Evergreen Advice for Editors: Keep a Sense of Wonder

Arnold Gingrich on the only priceless ingredient of editorial success.

At the risk of seeming naive, I’d place my bet on the editorial success of someone who, though grown up, could still preserve those attributes described by Lewis Carroll in Alice’s Adventures in Wonderland:

Child of the clear unclouded brow

And dreaming eyes of wonder.

The operating word is wonder. In a day of mass sophistication, of appetites jaded by affluence, of sensibilities dulled by excesses, the ability still to marvel at things oneself, and thus be able to make others marvel, is to me the only priceless ingredient of editorial success.
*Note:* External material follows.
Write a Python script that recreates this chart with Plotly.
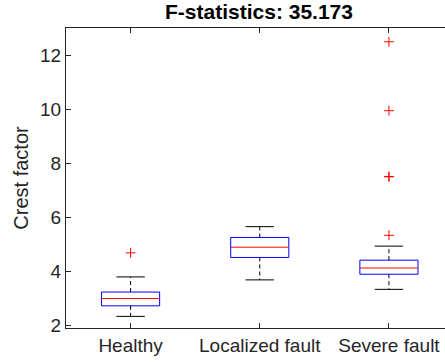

—From an essay by Arnold Gingrich in “Great Editors on Editing.” Gingrich created Esquire in 1933 and remained its editor until 1945. He returned as publisher in 1952, serving in that role until his death in 1976
—–
Echoing Arnold Gingrich’s advice: In the early 1970s I was the new editor of The Washingtonian and one of my early mentors was Frank Waldrop, editor of the Washington Times-Herald until it was bought and closed by the Washington Post. Frank wrote occasionally for The Washingtonian and I talked often with him, getting insights on how to be an editor.

His best advice to a journalist new to Washington: “Don’t get too cynical or sophisticated. Keep your sense of astonishment at what you see here.”